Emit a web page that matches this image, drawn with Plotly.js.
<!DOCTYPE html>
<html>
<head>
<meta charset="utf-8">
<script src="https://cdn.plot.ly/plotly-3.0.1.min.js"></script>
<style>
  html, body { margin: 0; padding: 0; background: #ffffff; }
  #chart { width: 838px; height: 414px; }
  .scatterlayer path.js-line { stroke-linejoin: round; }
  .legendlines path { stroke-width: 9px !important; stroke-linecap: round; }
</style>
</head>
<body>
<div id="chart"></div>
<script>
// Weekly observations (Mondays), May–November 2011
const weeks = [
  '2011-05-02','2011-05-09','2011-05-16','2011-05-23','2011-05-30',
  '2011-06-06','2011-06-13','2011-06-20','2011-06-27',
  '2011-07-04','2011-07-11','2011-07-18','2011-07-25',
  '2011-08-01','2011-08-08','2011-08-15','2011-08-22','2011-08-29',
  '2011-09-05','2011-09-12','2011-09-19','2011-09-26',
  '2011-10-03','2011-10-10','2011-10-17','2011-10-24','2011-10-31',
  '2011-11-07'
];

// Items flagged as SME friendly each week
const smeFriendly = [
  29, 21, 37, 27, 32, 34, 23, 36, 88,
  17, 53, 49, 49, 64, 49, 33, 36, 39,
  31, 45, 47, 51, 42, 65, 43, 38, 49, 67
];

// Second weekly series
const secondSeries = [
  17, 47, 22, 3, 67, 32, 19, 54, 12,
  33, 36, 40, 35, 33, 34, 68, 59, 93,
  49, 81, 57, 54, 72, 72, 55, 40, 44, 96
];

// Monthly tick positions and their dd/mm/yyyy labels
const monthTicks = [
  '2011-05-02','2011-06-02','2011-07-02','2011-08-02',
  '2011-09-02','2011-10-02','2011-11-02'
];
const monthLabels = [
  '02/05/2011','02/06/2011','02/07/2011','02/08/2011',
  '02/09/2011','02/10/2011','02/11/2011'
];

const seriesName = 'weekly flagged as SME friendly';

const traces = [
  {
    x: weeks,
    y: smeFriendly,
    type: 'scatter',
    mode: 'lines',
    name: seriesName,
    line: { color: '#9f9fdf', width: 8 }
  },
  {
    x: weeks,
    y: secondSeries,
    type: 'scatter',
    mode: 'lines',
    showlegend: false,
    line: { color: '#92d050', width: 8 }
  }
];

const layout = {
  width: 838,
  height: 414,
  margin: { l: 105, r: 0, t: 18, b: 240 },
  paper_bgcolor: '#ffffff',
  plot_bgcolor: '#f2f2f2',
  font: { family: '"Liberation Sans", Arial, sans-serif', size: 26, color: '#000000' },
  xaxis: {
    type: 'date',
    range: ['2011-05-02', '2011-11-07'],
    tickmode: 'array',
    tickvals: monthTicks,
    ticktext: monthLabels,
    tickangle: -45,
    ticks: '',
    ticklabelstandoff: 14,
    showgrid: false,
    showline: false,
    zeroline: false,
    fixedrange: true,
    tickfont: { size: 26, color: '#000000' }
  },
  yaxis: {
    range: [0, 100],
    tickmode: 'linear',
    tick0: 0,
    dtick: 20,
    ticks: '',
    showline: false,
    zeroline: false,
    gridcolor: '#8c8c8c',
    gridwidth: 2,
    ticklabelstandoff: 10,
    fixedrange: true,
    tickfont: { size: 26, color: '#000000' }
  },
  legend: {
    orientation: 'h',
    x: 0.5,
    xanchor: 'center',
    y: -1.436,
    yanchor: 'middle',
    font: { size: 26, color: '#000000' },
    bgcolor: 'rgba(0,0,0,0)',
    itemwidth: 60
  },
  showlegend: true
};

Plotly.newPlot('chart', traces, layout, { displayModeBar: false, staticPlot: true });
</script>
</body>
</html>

**Short exercise:**
Transcribe the data above in full, exactly.

**Solution for this problem:**
Emit a web page that matches this image, drawn with Plotly.js.
<!DOCTYPE html>
<html>
<head>
<meta charset="utf-8">
<script src="https://cdn.plot.ly/plotly-3.0.1.min.js"></script>
<style>
  html, body { margin: 0; padding: 0; background: #ffffff; }
  #chart { width: 838px; height: 414px; }
  .scatterlayer path.js-line { stroke-linejoin: round; }
  .legendlines path { stroke-width: 9px !important; stroke-linecap: round; }
</style>
</head>
<body>
<div id="chart"></div>
<script>
// Weekly observations (Mondays), May–November 2011
const weeks = [
  '2011-05-02','2011-05-09','2011-05-16','2011-05-23','2011-05-30',
  '2011-06-06','2011-06-13','2011-06-20','2011-06-27',
  '2011-07-04','2011-07-11','2011-07-18','2011-07-25',
  '2011-08-01','2011-08-08','2011-08-15','2011-08-22','2011-08-29',
  '2011-09-05','2011-09-12','2011-09-19','2011-09-26',
  '2011-10-03','2011-10-10','2011-10-17','2011-10-24','2011-10-31',
  '2011-11-07'
];

// Items flagged as SME friendly each week
const smeFriendly = [
  29, 21, 37, 27, 32, 34, 23, 36, 88,
  17, 53, 49, 49, 64, 49, 33, 36, 39,
  31, 45, 47, 51, 42, 65, 43, 38, 49, 67
];

// Second weekly series
const secondSeries = [
  17, 47, 22, 3, 67, 32, 19, 54, 12,
  33, 36, 40, 35, 33, 34, 68, 59, 93,
  49, 81, 57, 54, 72, 72, 55, 40, 44, 96
];

// Monthly tick positions and their dd/mm/yyyy labels
const monthTicks = [
  '2011-05-02','2011-06-02','2011-07-02','2011-08-02',
  '2011-09-02','2011-10-02','2011-11-02'
];
const monthLabels = [
  '02/05/2011','02/06/2011','02/07/2011','02/08/2011',
  '02/09/2011','02/10/2011','02/11/2011'
];

const seriesName = 'weekly flagged as SME friendly';

const traces = [
  {
    x: weeks,
    y: smeFriendly,
    type: 'scatter',
    mode: 'lines',
    name: seriesName,
    line: { color: '#9f9fdf', width: 8 }
  },
  {
    x: weeks,
    y: secondSeries,
    type: 'scatter',
    mode: 'lines',
    showlegend: false,
    line: { color: '#92d050', width: 8 }
  }
];

const layout = {
  width: 838,
  height: 414,
  margin: { l: 105, r: 0, t: 18, b: 240 },
  paper_bgcolor: '#ffffff',
  plot_bgcolor: '#f2f2f2',
  font: { family: '"Liberation Sans", Arial, sans-serif', size: 26, color: '#000000' },
  xaxis: {
    type: 'date',
    range: ['2011-05-02', '2011-11-07'],
    tickmode: 'array',
    tickvals: monthTicks,
    ticktext: monthLabels,
    tickangle: -45,
    ticks: '',
    ticklabelstandoff: 14,
    showgrid: false,
    showline: false,
    zeroline: false,
    fixedrange: true,
    tickfont: { size: 26, color: '#000000' }
  },
  yaxis: {
    range: [0, 100],
    tickmode: 'linear',
    tick0: 0,
    dtick: 20,
    ticks: '',
    showline: false,
    zeroline: false,
    gridcolor: '#8c8c8c',
    gridwidth: 2,
    ticklabelstandoff: 10,
    fixedrange: true,
    tickfont: { size: 26, color: '#000000' }
  },
  legend: {
    orientation: 'h',
    x: 0.5,
    xanchor: 'center',
    y: -1.436,
    yanchor: 'middle',
    font: { size: 26, color: '#000000' },
    bgcolor: 'rgba(0,0,0,0)',
    itemwidth: 60
  },
  showlegend: true
};

Plotly.newPlot('chart', traces, layout, { displayModeBar: false, staticPlot: true });
</script>
</body>
</html>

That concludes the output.